* Dataset content *
....
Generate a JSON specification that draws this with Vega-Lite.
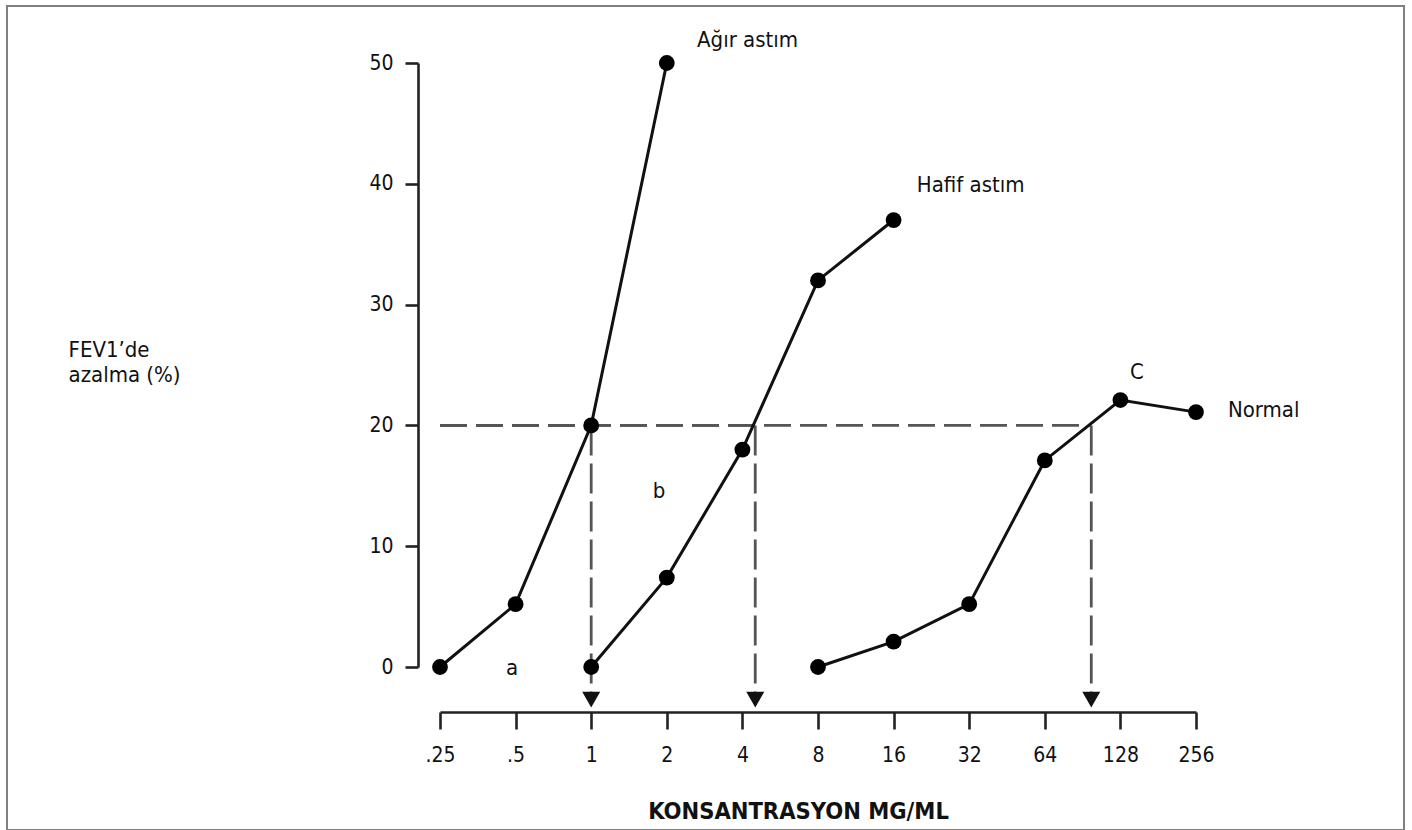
{
  "$schema": "https://vega.github.io/schema/vega-lite/v6.json",
  "autosize": {"type": "none"},
  "padding": {"left": 7, "top": 6, "right": 8, "bottom": 0},
  "width": 1397,
  "height": 824,
  "background": "white",
  "config": {
    "view": {"stroke": "#808080", "strokeWidth": 2},
    "font": "DejaVu Sans Condensed, Liberation Sans Narrow, Roboto",
    "axis": {"grid": false, "labelColor": "#111", "titleColor": "#111", "domainColor": "#222", "tickColor": "#222", "domainWidth": 2.6, "tickWidth": 2.6, "labelFlush": false, "labelOverlap": false}
  },
  "datasets": {
    "curves": [
      {"series": "Ağır astım", "conc": 0.25, "fall": 0},
      {"series": "Ağır astım", "conc": 0.5, "fall": 5.2},
      {"series": "Ağır astım", "conc": 1, "fall": 20},
      {"series": "Ağır astım", "conc": 2, "fall": 50},
      {"series": "Hafif astım", "conc": 1, "fall": 0},
      {"series": "Hafif astım", "conc": 2, "fall": 7.4},
      {"series": "Hafif astım", "conc": 4, "fall": 18},
      {"series": "Hafif astım", "conc": 8, "fall": 32},
      {"series": "Hafif astım", "conc": 16, "fall": 37},
      {"series": "Normal", "conc": 8, "fall": 0},
      {"series": "Normal", "conc": 16, "fall": 2.1},
      {"series": "Normal", "conc": 32, "fall": 5.2},
      {"series": "Normal", "conc": 64, "fall": 17.1},
      {"series": "Normal", "conc": 128, "fall": 22.1},
      {"series": "Normal", "conc": 256, "fall": 21.1}
    ],
    "pc20": [
      {"group": "a", "conc": 1, "start": 0.25, "level": 20, "floor": -2.7},
      {"group": "b", "conc": 4.5, "start": 0.25, "level": 20, "floor": -2.7},
      {"group": "c", "conc": 98, "start": 0.25, "level": 20, "floor": -2.7}
    ],
    "notes": [
      {"text": "Ağır astım", "conc": 2.64, "fall": 51.9},
      {"text": "Hafif astım", "conc": 19.8, "fall": 39.9},
      {"text": "Normal", "conc": 343, "fall": 21.3},
      {"text": "C", "conc": 139.8, "fall": 24.4},
      {"text": "b", "conc": 1.76, "fall": 14.6},
      {"text": "a", "conc": 0.458, "fall": -0.1}
    ]
  },
  "layer": [
    {
      "data": {"name": "pc20"},
      "mark": {"type": "rule", "color": "#555", "strokeWidth": 2.8, "strokeDash": [27, 9]},
      "encoding": {
        "x": {
          "field": "start",
          "type": "quantitative",
          "scale": {"type": "log", "base": 2, "domain": [0.25, 256], "range": [433, 1189], "nice": false},
          "axis": {
            "orient": "bottom",
            "offset": -118,
            "values": [0.25, 0.5, 1, 2, 4, 8, 16, 32, 64, 128, 256],
            "format": "~g",
            "labelExpr": "replace(datum.label, '0.', '.')",
            "tickSize": 17,
            "labelFontSize": 21,
            "labelPadding": 15,
            "title": "KONSANTRASYON MG/ML",
            "titleFontSize": 23.5,
            "titleFontWeight": "bold",
            "titleBaseline": "alphabetic",
            "titleAlign": "center",
            "titleX": 791,
            "titleY": 106
          }
        },
        "x2": {"field": "conc"},
        "y": {
          "field": "level",
          "type": "quantitative",
          "scale": {"domain": [0, 50], "range": [661, 57], "nice": false, "zero": false},
          "axis": {
            "orient": "left",
            "offset": -411,
            "values": [0, 10, 20, 30, 40, 50],
            "tickSize": 13,
            "labelFontSize": 21,
            "labelPadding": 12,
            "title": ["FEV1’de", "azalma (%)"],
            "titleAngle": 0,
            "titleAlign": "left",
            "titleBaseline": "alphabetic",
            "titleX": -350,
            "titleY": 350,
            "titleFontSize": 22,
            "titleFontWeight": "normal",
            "titleLineHeight": 25
          }
        }
      }
    },
    {
      "data": {"name": "pc20"},
      "mark": {"type": "rule", "color": "#555", "strokeWidth": 2.8, "strokeDash": [30, 8]},
      "encoding": {
        "x": {"field": "conc", "type": "quantitative"},
        "y": {"field": "level", "type": "quantitative"},
        "y2": {"field": "floor"}
      }
    },
    {
      "data": {"name": "pc20"},
      "mark": {"type": "point", "shape": "triangle-down", "filled": true, "color": "#111", "opacity": 1, "size": 324},
      "encoding": {
        "x": {"field": "conc", "type": "quantitative"},
        "y": {"field": "floor", "type": "quantitative"}
      }
    },
    {
      "data": {"name": "curves"},
      "mark": {"type": "line", "color": "#111", "strokeWidth": 3},
      "encoding": {
        "x": {"field": "conc", "type": "quantitative"},
        "y": {"field": "fall", "type": "quantitative"},
        "detail": {"field": "series"}
      }
    },
    {
      "data": {"name": "curves"},
      "mark": {"type": "point", "shape": "circle", "filled": true, "color": "#000", "opacity": 1, "size": 250},
      "encoding": {
        "x": {"field": "conc", "type": "quantitative"},
        "y": {"field": "fall", "type": "quantitative"}
      }
    },
    {
      "data": {"name": "notes"},
      "mark": {"type": "text", "align": "left", "baseline": "middle", "fontSize": 22, "color": "#111"},
      "encoding": {
        "x": {"field": "conc", "type": "quantitative"},
        "y": {"field": "fall", "type": "quantitative"},
        "text": {"field": "text"}
      }
    }
  ]
}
....
* What the task asks *
Return the material word for word. Pictures are not part of the copy.

* Response *
Generate a JSON specification that draws this with Vega-Lite.
{
  "$schema": "https://vega.github.io/schema/vega-lite/v6.json",
  "autosize": {"type": "none"},
  "padding": {"left": 7, "top": 6, "right": 8, "bottom": 0},
  "width": 1397,
  "height": 824,
  "background": "white",
  "config": {
    "view": {"stroke": "#808080", "strokeWidth": 2},
    "font": "DejaVu Sans Condensed, Liberation Sans Narrow, Roboto",
    "axis": {"grid": false, "labelColor": "#111", "titleColor": "#111", "domainColor": "#222", "tickColor": "#222", "domainWidth": 2.6, "tickWidth": 2.6, "labelFlush": false, "labelOverlap": false}
  },
  "datasets": {
    "curves": [
      {"series": "Ağır astım", "conc": 0.25, "fall": 0},
      {"series": "Ağır astım", "conc": 0.5, "fall": 5.2},
      {"series": "Ağır astım", "conc": 1, "fall": 20},
      {"series": "Ağır astım", "conc": 2, "fall": 50},
      {"series": "Hafif astım", "conc": 1, "fall": 0},
      {"series": "Hafif astım", "conc": 2, "fall": 7.4},
      {"series": "Hafif astım", "conc": 4, "fall": 18},
      {"series": "Hafif astım", "conc": 8, "fall": 32},
      {"series": "Hafif astım", "conc": 16, "fall": 37},
      {"series": "Normal", "conc": 8, "fall": 0},
      {"series": "Normal", "conc": 16, "fall": 2.1},
      {"series": "Normal", "conc": 32, "fall": 5.2},
      {"series": "Normal", "conc": 64, "fall": 17.1},
      {"series": "Normal", "conc": 128, "fall": 22.1},
      {"series": "Normal", "conc": 256, "fall": 21.1}
    ],
    "pc20": [
      {"group": "a", "conc": 1, "start": 0.25, "level": 20, "floor": -2.7},
      {"group": "b", "conc": 4.5, "start": 0.25, "level": 20, "floor": -2.7},
      {"group": "c", "conc": 98, "start": 0.25, "level": 20, "floor": -2.7}
    ],
    "notes": [
      {"text": "Ağır astım", "conc": 2.64, "fall": 51.9},
      {"text": "Hafif astım", "conc": 19.8, "fall": 39.9},
      {"text": "Normal", "conc": 343, "fall": 21.3},
      {"text": "C", "conc": 139.8, "fall": 24.4},
      {"text": "b", "conc": 1.76, "fall": 14.6},
      {"text": "a", "conc": 0.458, "fall": -0.1}
    ]
  },
  "layer": [
    {
      "data": {"name": "pc20"},
      "mark": {"type": "rule", "color": "#555", "strokeWidth": 2.8, "strokeDash": [27, 9]},
      "encoding": {
        "x": {
          "field": "start",
          "type": "quantitative",
          "scale": {"type": "log", "base": 2, "domain": [0.25, 256], "range": [433, 1189], "nice": false},
          "axis": {
            "orient": "bottom",
            "offset": -118,
            "values": [0.25, 0.5, 1, 2, 4, 8, 16, 32, 64, 128, 256],
            "format": "~g",
            "labelExpr": "replace(datum.label, '0.', '.')",
            "tickSize": 17,
            "labelFontSize": 21,
            "labelPadding": 15,
            "title": "KONSANTRASYON MG/ML",
            "titleFontSize": 23.5,
            "titleFontWeight": "bold",
            "titleBaseline": "alphabetic",
            "titleAlign": "center",
            "titleX": 791,
            "titleY": 106
          }
        },
        "x2": {"field": "conc"},
        "y": {
          "field": "level",
          "type": "quantitative",
          "scale": {"domain": [0, 50], "range": [661, 57], "nice": false, "zero": false},
          "axis": {
            "orient": "left",
            "offset": -411,
            "values": [0, 10, 20, 30, 40, 50],
            "tickSize": 13,
            "labelFontSize": 21,
            "labelPadding": 12,
            "title": ["FEV1’de", "azalma (%)"],
            "titleAngle": 0,
            "titleAlign": "left",
            "titleBaseline": "alphabetic",
            "titleX": -350,
            "titleY": 350,
            "titleFontSize": 22,
            "titleFontWeight": "normal",
            "titleLineHeight": 25
          }
        }
      }
    },
    {
      "data": {"name": "pc20"},
      "mark": {"type": "rule", "color": "#555", "strokeWidth": 2.8, "strokeDash": [30, 8]},
      "encoding": {
        "x": {"field": "conc", "type": "quantitative"},
        "y": {"field": "level", "type": "quantitative"},
        "y2": {"field": "floor"}
      }
    },
    {
      "data": {"name": "pc20"},
      "mark": {"type": "point", "shape": "triangle-down", "filled": true, "color": "#111", "opacity": 1, "size": 324},
      "encoding": {
        "x": {"field": "conc", "type": "quantitative"},
        "y": {"field": "floor", "type": "quantitative"}
      }
    },
    {
      "data": {"name": "curves"},
      "mark": {"type": "line", "color": "#111", "strokeWidth": 3},
      "encoding": {
        "x": {"field": "conc", "type": "quantitative"},
        "y": {"field": "fall", "type": "quantitative"},
        "detail": {"field": "series"}
      }
    },
    {
      "data": {"name": "curves"},
      "mark": {"type": "point", "shape": "circle", "filled": true, "color": "#000", "opacity": 1, "size": 250},
      "encoding": {
        "x": {"field": "conc", "type": "quantitative"},
        "y": {"field": "fall", "type": "quantitative"}
      }
    },
    {
      "data": {"name": "notes"},
      "mark": {"type": "text", "align": "left", "baseline": "middle", "fontSize": 22, "color": "#111"},
      "encoding": {
        "x": {"field": "conc", "type": "quantitative"},
        "y": {"field": "fall", "type": "quantitative"},
        "text": {"field": "text"}
      }
    }
  ]
}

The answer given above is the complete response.